The task —
Extract only the first line of the listing and every line after it up to and including the one with "5.5e8, 9.9e8, 9.8e8];". Omit the pictures.

Available data —

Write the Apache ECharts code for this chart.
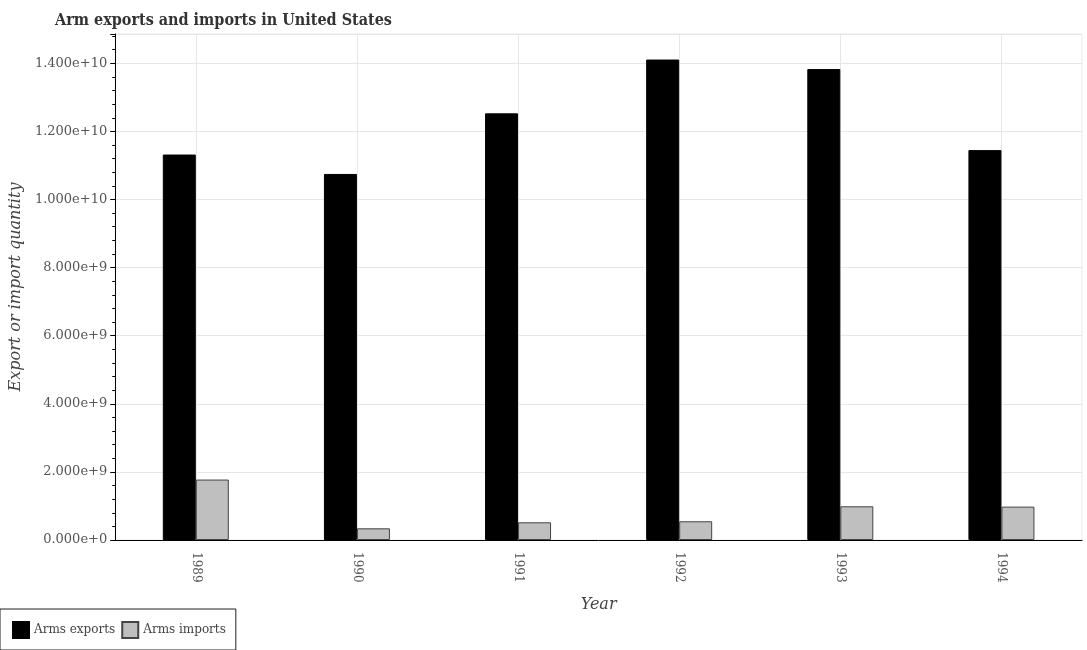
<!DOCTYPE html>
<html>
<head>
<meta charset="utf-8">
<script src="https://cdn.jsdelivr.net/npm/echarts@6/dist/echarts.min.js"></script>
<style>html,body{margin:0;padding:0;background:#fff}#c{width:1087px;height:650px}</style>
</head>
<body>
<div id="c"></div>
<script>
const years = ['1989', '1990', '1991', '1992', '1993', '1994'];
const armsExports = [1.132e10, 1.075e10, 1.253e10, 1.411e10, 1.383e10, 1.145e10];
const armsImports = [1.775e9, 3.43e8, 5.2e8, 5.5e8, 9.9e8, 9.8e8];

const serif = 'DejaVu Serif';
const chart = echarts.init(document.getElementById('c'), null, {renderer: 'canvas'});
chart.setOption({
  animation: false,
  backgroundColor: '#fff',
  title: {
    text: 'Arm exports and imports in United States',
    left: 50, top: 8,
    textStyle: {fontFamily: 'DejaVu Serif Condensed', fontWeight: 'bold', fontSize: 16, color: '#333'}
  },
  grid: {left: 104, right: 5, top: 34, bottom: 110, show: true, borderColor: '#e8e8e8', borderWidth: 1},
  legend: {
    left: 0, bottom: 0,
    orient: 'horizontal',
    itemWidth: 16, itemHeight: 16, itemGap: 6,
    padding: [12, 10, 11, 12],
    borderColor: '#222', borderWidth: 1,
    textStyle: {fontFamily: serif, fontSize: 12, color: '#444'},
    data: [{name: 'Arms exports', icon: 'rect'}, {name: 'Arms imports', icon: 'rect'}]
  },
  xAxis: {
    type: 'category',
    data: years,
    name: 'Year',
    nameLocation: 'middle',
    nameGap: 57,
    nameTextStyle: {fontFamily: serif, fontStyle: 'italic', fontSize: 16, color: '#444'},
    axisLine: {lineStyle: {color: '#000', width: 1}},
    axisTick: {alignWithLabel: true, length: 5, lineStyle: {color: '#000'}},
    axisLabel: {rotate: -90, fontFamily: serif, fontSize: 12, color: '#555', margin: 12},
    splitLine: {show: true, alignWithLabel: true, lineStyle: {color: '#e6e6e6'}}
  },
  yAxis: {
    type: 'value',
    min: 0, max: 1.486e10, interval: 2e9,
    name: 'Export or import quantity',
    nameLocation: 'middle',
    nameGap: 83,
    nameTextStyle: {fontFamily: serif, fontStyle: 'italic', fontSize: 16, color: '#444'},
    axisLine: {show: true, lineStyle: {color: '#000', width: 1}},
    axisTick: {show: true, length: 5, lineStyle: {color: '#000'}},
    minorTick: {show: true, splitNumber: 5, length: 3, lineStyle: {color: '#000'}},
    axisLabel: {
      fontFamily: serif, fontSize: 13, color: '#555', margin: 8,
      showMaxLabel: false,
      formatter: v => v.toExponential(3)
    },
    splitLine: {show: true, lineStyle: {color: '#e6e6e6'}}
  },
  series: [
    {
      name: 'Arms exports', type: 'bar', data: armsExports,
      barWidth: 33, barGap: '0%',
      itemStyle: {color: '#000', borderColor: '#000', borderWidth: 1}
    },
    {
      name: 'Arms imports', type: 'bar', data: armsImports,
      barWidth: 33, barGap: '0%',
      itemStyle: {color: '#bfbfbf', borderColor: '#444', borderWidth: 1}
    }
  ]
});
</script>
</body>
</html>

Response to the task —
Write the Apache ECharts code for this chart.
<!DOCTYPE html>
<html>
<head>
<meta charset="utf-8">
<script src="https://cdn.jsdelivr.net/npm/echarts@6/dist/echarts.min.js"></script>
<style>html,body{margin:0;padding:0;background:#fff}#c{width:1087px;height:650px}</style>
</head>
<body>
<div id="c"></div>
<script>
const years = ['1989', '1990', '1991', '1992', '1993', '1994'];
const armsExports = [1.132e10, 1.075e10, 1.253e10, 1.411e10, 1.383e10, 1.145e10];
const armsImports = [1.775e9, 3.43e8, 5.2e8, 5.5e8, 9.9e8, 9.8e8];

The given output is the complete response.